Analysts point to the apparent loss of five Army vehicles, “due to a misfired mortar strike” in the same zone, saying that a single mortar round would not have enough firepower to take out such a large number of vehicles. They add that the possibilities are that the damage may have been caused by a larger projectile guided by electronic systems that may have been interfered with during the flight. Given the range of cyber interference, the source of the attack could have been from thousands of kilometres or from only a few hundred metres away.
These analysts warn that although India spends over Rs 200,000 crore on defence through the armed forces and another Rs 100,000 crore on security via police units, hardly Rs 4,700 crore gets spent on cyber capability and that too on foreign vendors. In contrast to India, China spends on its domestic cyber capability which it has been nurturing and growing over the past 15 years.
Even though Indian defence and security analysts have been wary of accepting the possibility of a cyber attack downing a combat aircraft, the issue has been discussed seriously in the Western fronts for the last 8-9 years, with experts and CEOs of defence companies themselves raising concerns over cyber threats on military hardware.
The international analysts accept that cyber attacks can affect devastatingly like the lightning shutdown of the Northern Power Grid in August 2012. These were attributed by authorities to an “overdrawing” of power by Uttar Pradesh, omitting to consider the fact that such excess power consumption is routine, and that in the past, UP had withdrawn far more electricity from the grid than had been the case when it tripped. They say that it is probable that a cyber-related malfunction of a key gauge may have occurred, leading to the breakdown in supplies.

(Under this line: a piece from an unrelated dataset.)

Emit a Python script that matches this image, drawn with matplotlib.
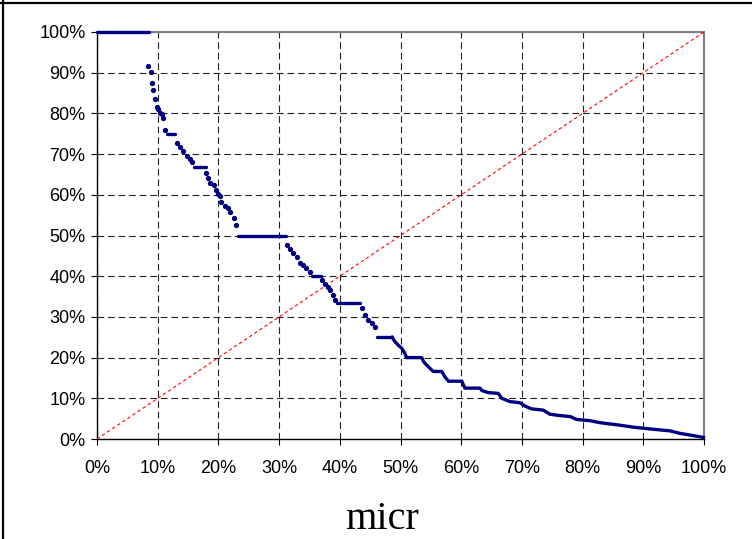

Similarly, the Federal Aviation Administration (FAA) of the United States in 2008, in its report, had stated that the Boeing’s 787 Dreamliner passenger jet may have had serious security vulnerabilities in its onboard computer networks that could allow passengers to access the plane’s control systems and make these vulnerable to hackers.
The impact of cyber warfare on complex machinery may be judged by the crippling of the USS Donald Cook in April 2014 by electronic interference sourced from a high-flying Sukhoi-24. Exactly a year later, yet another Sukhoi disabled the USS Theodore Roosevelt in the Baltic Sea. Both naval vessels had to be towed to safety, as their onboard propulsion systems got damaged by electronic interference.
In December 2013, Jeff Kohler, vice president of international business development for Boeing’s defence arm, stated that he was “very concerned” about the threats to flying software and the said aircraft were now in need of cyber protection.